> [Exercise details]:
Check every line below for the word "Python" and show those that hold it.

— START OF Record extracts —

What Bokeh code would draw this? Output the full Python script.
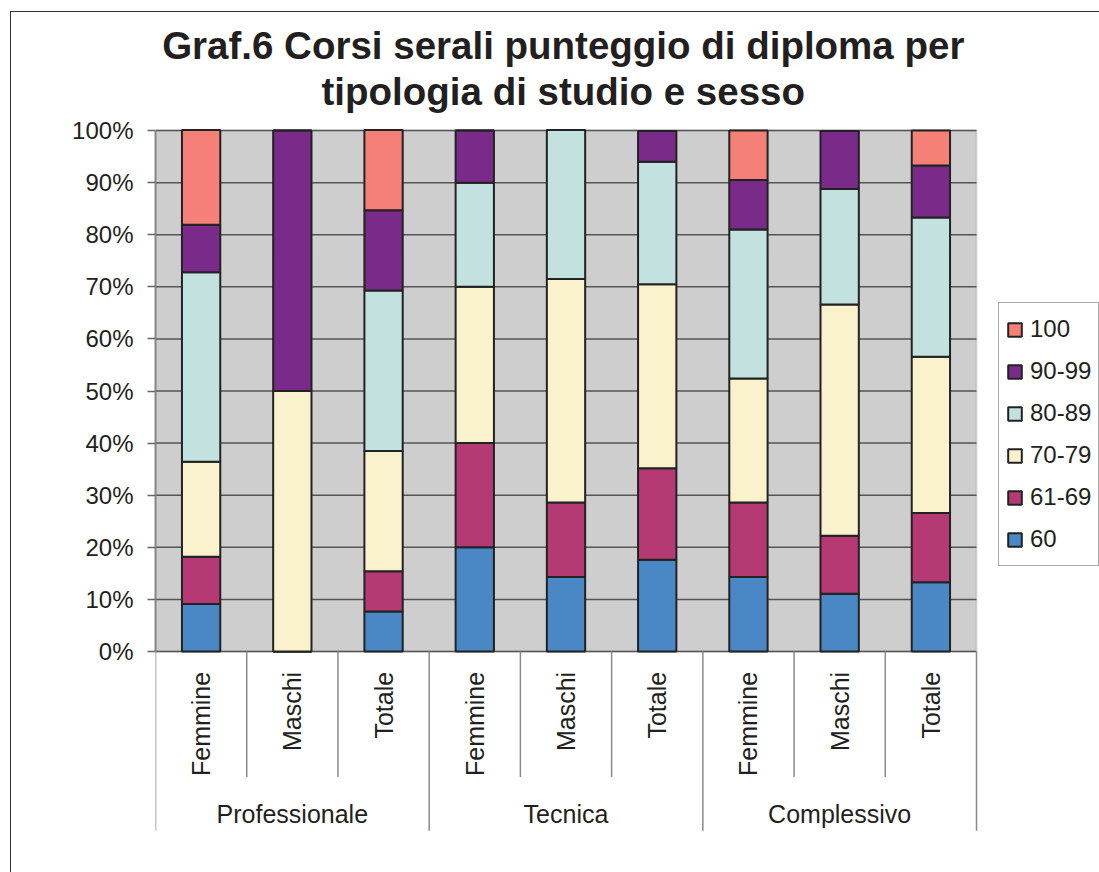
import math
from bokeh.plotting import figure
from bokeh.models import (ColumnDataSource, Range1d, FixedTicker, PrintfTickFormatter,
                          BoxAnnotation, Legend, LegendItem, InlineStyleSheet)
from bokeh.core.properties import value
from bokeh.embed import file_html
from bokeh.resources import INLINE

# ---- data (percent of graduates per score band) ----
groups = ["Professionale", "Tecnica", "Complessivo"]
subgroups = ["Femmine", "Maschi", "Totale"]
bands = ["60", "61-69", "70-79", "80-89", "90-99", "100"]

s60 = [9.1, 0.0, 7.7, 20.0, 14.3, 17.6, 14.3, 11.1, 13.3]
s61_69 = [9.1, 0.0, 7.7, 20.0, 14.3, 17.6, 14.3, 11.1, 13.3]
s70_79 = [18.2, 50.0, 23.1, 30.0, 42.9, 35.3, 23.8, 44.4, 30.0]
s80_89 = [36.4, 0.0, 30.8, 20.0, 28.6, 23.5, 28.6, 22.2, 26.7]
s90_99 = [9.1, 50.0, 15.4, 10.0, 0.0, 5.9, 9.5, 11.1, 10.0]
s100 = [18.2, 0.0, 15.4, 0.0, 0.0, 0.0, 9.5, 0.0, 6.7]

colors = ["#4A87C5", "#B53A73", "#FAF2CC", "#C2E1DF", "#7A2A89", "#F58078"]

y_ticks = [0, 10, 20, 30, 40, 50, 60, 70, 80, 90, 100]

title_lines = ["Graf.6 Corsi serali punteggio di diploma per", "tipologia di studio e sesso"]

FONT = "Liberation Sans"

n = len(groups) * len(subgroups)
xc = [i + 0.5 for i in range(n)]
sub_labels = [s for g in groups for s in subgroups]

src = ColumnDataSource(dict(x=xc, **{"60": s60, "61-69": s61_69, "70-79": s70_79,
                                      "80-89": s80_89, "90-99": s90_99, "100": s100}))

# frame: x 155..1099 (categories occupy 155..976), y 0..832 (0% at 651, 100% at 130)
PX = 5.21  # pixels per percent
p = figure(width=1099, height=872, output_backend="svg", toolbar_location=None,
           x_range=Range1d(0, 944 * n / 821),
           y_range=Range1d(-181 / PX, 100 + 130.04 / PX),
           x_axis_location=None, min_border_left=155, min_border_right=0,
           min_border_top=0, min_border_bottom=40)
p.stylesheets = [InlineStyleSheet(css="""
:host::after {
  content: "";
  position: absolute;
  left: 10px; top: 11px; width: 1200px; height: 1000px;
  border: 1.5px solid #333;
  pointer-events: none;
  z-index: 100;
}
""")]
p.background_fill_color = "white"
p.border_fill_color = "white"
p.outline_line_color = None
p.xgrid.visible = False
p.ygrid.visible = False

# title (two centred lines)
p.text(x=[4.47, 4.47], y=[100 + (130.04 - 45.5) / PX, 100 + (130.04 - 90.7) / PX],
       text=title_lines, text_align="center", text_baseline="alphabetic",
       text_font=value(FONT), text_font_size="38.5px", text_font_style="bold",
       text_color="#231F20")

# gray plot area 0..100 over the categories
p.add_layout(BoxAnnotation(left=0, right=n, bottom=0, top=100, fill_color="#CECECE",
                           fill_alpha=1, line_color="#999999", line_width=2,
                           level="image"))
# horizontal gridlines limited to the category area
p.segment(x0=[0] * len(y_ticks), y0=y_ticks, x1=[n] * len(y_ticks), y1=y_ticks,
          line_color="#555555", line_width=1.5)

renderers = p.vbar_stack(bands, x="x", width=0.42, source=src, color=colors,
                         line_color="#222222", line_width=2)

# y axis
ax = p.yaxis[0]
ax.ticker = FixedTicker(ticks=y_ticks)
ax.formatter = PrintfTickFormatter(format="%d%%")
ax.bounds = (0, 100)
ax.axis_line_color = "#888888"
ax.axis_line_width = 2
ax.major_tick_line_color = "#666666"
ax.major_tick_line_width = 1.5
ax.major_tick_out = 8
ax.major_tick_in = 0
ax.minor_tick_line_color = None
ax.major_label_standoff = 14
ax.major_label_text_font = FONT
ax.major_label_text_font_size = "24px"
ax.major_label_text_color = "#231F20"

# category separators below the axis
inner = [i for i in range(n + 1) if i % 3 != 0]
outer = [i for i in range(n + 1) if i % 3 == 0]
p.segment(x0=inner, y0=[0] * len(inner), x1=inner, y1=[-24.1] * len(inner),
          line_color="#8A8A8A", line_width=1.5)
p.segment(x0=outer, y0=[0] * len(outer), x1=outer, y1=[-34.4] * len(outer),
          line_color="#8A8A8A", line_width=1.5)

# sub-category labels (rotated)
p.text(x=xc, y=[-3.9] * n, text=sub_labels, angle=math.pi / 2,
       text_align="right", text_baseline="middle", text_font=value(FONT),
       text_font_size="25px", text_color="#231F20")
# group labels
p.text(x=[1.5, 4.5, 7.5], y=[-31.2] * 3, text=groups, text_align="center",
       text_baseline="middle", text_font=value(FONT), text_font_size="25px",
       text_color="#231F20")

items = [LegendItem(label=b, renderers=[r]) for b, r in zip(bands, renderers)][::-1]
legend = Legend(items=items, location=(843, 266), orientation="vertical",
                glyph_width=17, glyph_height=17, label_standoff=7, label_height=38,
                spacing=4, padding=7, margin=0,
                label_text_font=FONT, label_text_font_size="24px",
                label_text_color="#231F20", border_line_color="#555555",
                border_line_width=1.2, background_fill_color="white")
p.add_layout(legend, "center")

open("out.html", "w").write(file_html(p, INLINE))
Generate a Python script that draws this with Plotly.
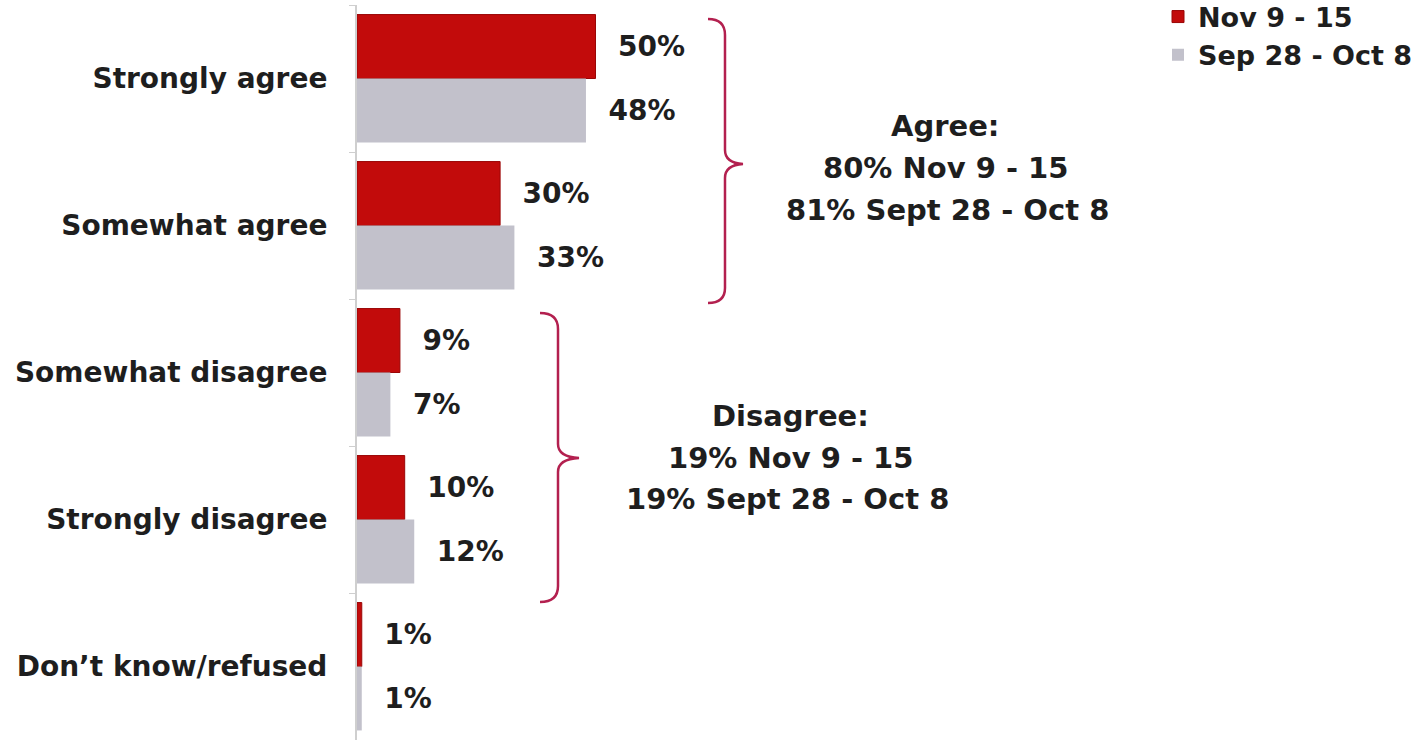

— END OF Record extracts —

> [Result of the task]:
What Bokeh code would draw this? Output the full Python script.
Generate a Python script that draws this with Plotly.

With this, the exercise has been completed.